**Task prompt:** Take the material below and write it all out again exactly.

** Start Data provided **

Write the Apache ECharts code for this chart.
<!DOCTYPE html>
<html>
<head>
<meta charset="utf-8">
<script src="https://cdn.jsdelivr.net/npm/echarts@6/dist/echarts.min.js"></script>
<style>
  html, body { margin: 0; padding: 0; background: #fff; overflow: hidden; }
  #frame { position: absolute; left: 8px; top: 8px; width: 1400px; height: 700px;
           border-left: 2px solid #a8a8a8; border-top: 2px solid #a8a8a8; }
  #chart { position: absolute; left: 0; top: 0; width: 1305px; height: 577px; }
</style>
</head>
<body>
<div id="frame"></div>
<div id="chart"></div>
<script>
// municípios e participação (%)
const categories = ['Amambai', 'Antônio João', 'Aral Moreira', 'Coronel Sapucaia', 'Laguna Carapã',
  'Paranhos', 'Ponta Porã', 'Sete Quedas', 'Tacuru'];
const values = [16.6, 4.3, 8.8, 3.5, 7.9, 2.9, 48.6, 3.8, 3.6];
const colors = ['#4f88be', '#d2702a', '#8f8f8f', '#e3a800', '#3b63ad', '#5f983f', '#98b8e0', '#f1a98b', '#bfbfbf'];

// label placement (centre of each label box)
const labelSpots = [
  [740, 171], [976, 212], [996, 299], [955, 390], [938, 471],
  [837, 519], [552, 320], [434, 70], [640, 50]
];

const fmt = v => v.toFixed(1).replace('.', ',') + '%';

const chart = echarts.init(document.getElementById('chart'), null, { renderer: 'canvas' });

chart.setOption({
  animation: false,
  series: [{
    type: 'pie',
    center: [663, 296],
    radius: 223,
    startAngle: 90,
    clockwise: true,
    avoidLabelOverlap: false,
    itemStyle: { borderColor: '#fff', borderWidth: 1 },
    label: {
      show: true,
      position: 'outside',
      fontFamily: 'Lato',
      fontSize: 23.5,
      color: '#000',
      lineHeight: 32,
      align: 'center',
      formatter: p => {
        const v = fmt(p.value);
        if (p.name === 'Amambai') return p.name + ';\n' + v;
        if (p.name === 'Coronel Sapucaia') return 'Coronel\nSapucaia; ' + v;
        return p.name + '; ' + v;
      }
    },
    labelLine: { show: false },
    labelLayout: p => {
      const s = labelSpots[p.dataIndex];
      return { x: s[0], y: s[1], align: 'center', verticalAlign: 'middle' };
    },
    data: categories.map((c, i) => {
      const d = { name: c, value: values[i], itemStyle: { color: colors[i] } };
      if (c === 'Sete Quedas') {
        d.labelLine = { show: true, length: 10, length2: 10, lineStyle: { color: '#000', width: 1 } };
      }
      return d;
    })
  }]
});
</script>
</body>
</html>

** End Data provided **

**Solution for this task:**
Write the Apache ECharts code for this chart.
<!DOCTYPE html>
<html>
<head>
<meta charset="utf-8">
<script src="https://cdn.jsdelivr.net/npm/echarts@6/dist/echarts.min.js"></script>
<style>
  html, body { margin: 0; padding: 0; background: #fff; overflow: hidden; }
  #frame { position: absolute; left: 8px; top: 8px; width: 1400px; height: 700px;
           border-left: 2px solid #a8a8a8; border-top: 2px solid #a8a8a8; }
  #chart { position: absolute; left: 0; top: 0; width: 1305px; height: 577px; }
</style>
</head>
<body>
<div id="frame"></div>
<div id="chart"></div>
<script>
// municípios e participação (%)
const categories = ['Amambai', 'Antônio João', 'Aral Moreira', 'Coronel Sapucaia', 'Laguna Carapã',
  'Paranhos', 'Ponta Porã', 'Sete Quedas', 'Tacuru'];
const values = [16.6, 4.3, 8.8, 3.5, 7.9, 2.9, 48.6, 3.8, 3.6];
const colors = ['#4f88be', '#d2702a', '#8f8f8f', '#e3a800', '#3b63ad', '#5f983f', '#98b8e0', '#f1a98b', '#bfbfbf'];

// label placement (centre of each label box)
const labelSpots = [
  [740, 171], [976, 212], [996, 299], [955, 390], [938, 471],
  [837, 519], [552, 320], [434, 70], [640, 50]
];

const fmt = v => v.toFixed(1).replace('.', ',') + '%';

const chart = echarts.init(document.getElementById('chart'), null, { renderer: 'canvas' });

chart.setOption({
  animation: false,
  series: [{
    type: 'pie',
    center: [663, 296],
    radius: 223,
    startAngle: 90,
    clockwise: true,
    avoidLabelOverlap: false,
    itemStyle: { borderColor: '#fff', borderWidth: 1 },
    label: {
      show: true,
      position: 'outside',
      fontFamily: 'Lato',
      fontSize: 23.5,
      color: '#000',
      lineHeight: 32,
      align: 'center',
      formatter: p => {
        const v = fmt(p.value);
        if (p.name === 'Amambai') return p.name + ';\n' + v;
        if (p.name === 'Coronel Sapucaia') return 'Coronel\nSapucaia; ' + v;
        return p.name + '; ' + v;
      }
    },
    labelLine: { show: false },
    labelLayout: p => {
      const s = labelSpots[p.dataIndex];
      return { x: s[0], y: s[1], align: 'center', verticalAlign: 'middle' };
    },
    data: categories.map((c, i) => {
      const d = { name: c, value: values[i], itemStyle: { color: colors[i] } };
      if (c === 'Sete Quedas') {
        d.labelLine = { show: true, length: 10, length2: 10, lineStyle: { color: '#000', width: 1 } };
      }
      return d;
    })
  }]
});
</script>
</body>
</html>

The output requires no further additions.